**What to do:** Filter the records below down to lines containing "this".

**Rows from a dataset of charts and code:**
— begin —

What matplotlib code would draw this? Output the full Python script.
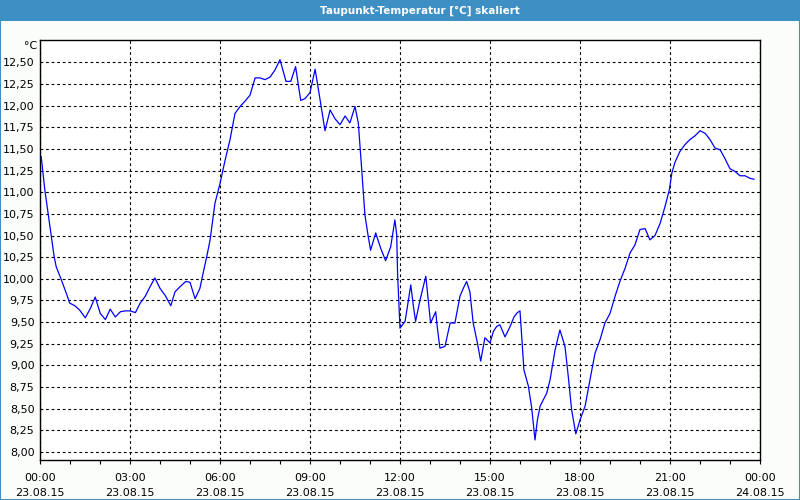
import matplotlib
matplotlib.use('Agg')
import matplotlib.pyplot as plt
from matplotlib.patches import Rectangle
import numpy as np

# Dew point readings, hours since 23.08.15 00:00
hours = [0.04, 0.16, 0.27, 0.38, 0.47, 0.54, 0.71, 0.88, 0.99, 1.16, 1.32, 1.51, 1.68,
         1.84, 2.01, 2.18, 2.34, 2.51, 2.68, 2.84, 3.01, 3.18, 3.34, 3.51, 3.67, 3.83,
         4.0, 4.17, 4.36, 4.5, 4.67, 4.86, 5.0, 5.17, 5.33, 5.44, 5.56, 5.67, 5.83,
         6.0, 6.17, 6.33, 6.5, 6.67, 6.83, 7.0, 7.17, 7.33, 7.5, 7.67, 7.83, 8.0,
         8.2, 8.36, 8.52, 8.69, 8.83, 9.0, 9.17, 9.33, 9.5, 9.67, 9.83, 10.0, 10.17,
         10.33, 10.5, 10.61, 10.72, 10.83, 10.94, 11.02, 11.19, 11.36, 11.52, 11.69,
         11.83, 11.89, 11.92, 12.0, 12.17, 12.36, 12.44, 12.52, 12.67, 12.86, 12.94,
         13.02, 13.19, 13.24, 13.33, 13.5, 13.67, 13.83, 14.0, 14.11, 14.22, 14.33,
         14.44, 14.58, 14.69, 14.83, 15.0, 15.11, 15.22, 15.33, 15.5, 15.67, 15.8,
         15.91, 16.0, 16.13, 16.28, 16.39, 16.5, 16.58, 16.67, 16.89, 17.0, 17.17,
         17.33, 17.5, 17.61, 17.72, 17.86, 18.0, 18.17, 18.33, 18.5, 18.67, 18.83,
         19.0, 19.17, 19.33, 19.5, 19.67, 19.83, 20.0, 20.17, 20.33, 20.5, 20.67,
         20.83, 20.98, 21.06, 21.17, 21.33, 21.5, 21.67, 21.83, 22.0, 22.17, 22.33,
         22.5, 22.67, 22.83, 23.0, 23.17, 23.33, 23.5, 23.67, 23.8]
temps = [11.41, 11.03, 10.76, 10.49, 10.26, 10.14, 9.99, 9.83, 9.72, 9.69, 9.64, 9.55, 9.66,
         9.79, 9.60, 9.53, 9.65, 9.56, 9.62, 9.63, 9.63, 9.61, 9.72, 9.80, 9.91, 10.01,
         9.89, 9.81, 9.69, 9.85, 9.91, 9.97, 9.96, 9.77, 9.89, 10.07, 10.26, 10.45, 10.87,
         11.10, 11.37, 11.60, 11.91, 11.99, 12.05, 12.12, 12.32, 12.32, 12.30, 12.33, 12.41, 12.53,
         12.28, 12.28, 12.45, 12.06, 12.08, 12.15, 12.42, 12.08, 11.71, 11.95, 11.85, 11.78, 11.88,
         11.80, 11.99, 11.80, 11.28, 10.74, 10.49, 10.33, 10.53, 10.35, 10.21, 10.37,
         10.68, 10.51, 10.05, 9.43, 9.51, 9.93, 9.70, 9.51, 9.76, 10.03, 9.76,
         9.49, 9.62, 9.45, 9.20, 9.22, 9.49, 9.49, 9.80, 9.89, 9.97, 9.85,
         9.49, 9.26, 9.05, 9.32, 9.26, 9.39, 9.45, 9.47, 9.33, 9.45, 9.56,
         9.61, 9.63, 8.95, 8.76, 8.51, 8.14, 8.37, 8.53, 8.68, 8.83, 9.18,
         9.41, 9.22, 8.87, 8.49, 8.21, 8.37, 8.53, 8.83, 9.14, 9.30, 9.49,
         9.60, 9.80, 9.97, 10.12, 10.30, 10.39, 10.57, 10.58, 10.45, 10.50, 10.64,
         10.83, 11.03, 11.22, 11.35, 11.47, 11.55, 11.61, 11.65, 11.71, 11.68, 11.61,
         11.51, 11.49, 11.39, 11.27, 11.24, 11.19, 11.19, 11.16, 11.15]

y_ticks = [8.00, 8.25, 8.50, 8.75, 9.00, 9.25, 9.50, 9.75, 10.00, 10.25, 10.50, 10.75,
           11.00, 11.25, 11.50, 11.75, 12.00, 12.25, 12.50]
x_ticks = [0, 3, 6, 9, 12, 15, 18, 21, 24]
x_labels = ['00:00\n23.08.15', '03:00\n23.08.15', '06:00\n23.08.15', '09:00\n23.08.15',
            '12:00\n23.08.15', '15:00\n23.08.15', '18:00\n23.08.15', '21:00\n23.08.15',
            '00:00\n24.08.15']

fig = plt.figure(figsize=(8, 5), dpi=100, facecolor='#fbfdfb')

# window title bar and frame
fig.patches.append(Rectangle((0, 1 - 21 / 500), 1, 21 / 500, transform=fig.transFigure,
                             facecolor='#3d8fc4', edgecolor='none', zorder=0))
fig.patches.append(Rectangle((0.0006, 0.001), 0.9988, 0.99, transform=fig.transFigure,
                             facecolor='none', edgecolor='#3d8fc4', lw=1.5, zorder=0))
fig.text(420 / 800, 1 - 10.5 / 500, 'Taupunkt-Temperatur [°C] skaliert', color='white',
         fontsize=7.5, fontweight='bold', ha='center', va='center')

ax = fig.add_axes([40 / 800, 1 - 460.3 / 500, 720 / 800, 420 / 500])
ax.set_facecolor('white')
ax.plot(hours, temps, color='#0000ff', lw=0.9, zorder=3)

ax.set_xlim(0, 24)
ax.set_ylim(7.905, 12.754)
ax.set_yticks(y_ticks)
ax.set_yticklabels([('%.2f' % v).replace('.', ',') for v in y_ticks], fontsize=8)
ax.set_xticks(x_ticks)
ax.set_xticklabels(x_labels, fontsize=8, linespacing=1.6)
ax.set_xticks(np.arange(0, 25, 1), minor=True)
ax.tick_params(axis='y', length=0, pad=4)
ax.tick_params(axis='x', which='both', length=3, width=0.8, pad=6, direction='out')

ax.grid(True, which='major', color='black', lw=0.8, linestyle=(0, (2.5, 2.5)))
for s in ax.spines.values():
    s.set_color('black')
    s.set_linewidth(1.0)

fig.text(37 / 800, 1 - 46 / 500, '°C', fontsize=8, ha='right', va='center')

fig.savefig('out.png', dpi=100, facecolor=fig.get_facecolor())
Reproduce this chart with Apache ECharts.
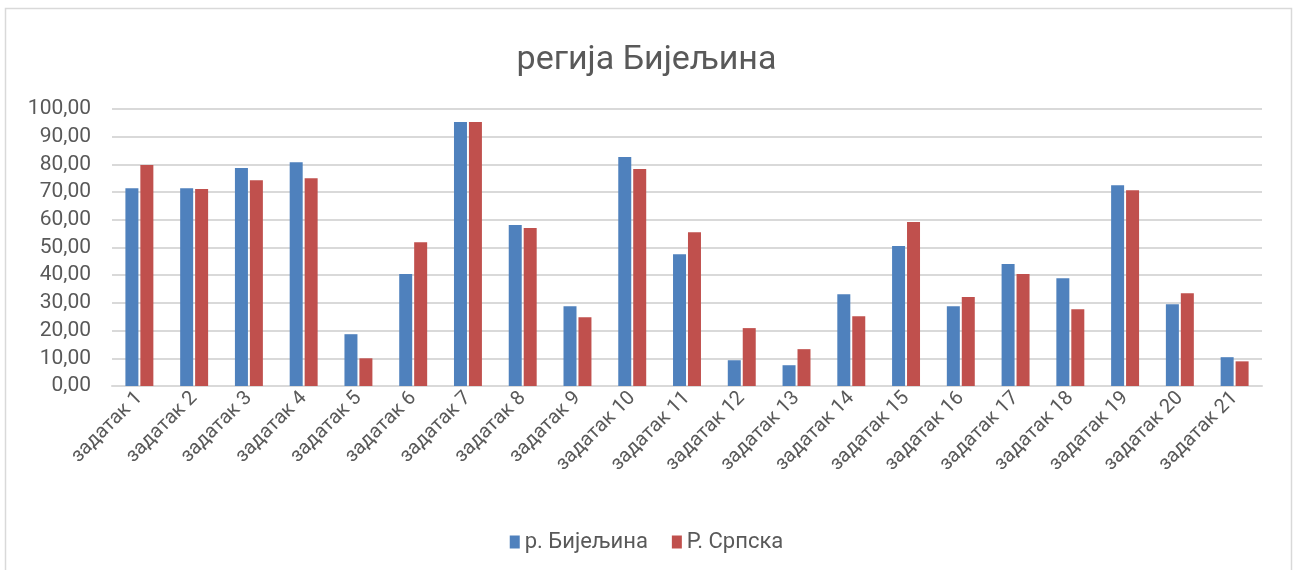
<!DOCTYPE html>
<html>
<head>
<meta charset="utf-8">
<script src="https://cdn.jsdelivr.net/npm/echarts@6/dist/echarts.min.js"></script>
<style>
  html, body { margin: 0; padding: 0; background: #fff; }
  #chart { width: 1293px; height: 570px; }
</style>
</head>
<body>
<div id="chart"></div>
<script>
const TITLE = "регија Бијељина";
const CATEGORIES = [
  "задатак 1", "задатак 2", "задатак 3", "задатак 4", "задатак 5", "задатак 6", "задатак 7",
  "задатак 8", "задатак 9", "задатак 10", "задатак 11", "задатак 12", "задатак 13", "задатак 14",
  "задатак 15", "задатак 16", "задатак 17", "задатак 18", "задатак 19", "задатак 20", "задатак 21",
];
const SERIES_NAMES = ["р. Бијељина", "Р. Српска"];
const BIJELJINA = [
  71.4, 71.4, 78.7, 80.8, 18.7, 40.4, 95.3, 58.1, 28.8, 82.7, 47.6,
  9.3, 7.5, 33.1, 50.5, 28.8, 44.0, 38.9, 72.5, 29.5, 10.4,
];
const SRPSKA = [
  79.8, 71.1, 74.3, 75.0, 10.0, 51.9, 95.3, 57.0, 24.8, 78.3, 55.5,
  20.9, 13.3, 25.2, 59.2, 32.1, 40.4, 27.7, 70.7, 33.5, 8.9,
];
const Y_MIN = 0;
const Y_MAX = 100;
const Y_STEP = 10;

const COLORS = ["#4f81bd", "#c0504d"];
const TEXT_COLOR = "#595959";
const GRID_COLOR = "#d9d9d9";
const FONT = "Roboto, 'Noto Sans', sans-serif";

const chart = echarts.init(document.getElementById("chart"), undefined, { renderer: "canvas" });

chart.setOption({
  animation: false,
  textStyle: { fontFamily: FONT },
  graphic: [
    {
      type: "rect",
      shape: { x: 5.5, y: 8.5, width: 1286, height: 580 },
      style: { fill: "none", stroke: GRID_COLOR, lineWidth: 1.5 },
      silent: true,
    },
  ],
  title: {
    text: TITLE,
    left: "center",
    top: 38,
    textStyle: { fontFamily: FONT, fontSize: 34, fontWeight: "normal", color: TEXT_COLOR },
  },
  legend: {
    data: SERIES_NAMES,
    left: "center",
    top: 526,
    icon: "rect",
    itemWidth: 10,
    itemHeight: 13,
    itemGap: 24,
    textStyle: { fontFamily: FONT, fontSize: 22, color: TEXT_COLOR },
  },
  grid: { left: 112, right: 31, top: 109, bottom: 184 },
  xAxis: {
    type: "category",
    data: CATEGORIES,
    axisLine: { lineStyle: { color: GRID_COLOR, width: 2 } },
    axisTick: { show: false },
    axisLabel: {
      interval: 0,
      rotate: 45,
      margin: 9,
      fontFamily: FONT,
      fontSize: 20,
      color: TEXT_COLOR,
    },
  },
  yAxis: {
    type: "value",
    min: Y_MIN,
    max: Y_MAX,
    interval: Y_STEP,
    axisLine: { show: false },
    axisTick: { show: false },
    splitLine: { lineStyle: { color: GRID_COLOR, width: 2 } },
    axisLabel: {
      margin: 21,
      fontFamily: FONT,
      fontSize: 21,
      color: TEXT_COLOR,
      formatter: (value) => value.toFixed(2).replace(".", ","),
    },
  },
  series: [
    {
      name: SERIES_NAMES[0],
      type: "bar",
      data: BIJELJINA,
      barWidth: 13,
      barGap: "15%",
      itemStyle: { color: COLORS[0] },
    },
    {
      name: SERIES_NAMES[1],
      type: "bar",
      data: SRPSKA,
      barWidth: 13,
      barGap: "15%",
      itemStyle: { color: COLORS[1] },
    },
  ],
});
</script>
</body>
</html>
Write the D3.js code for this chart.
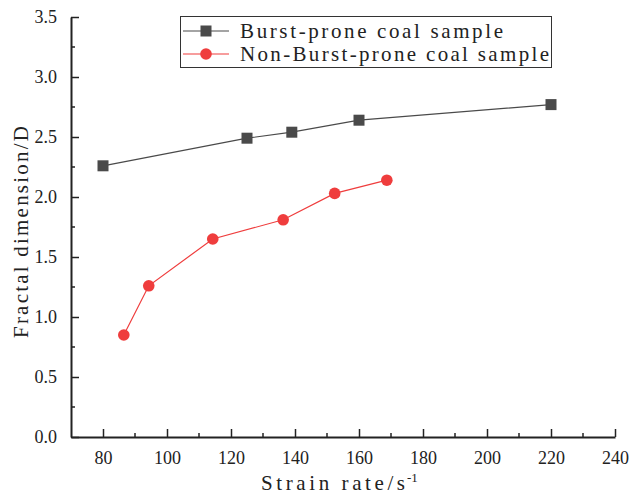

— end —

**Response to the task:**
What matplotlib code would draw this? Output the full Python script.
Reproduce this chart with Apache ECharts.
Write the D3.js code for this chart.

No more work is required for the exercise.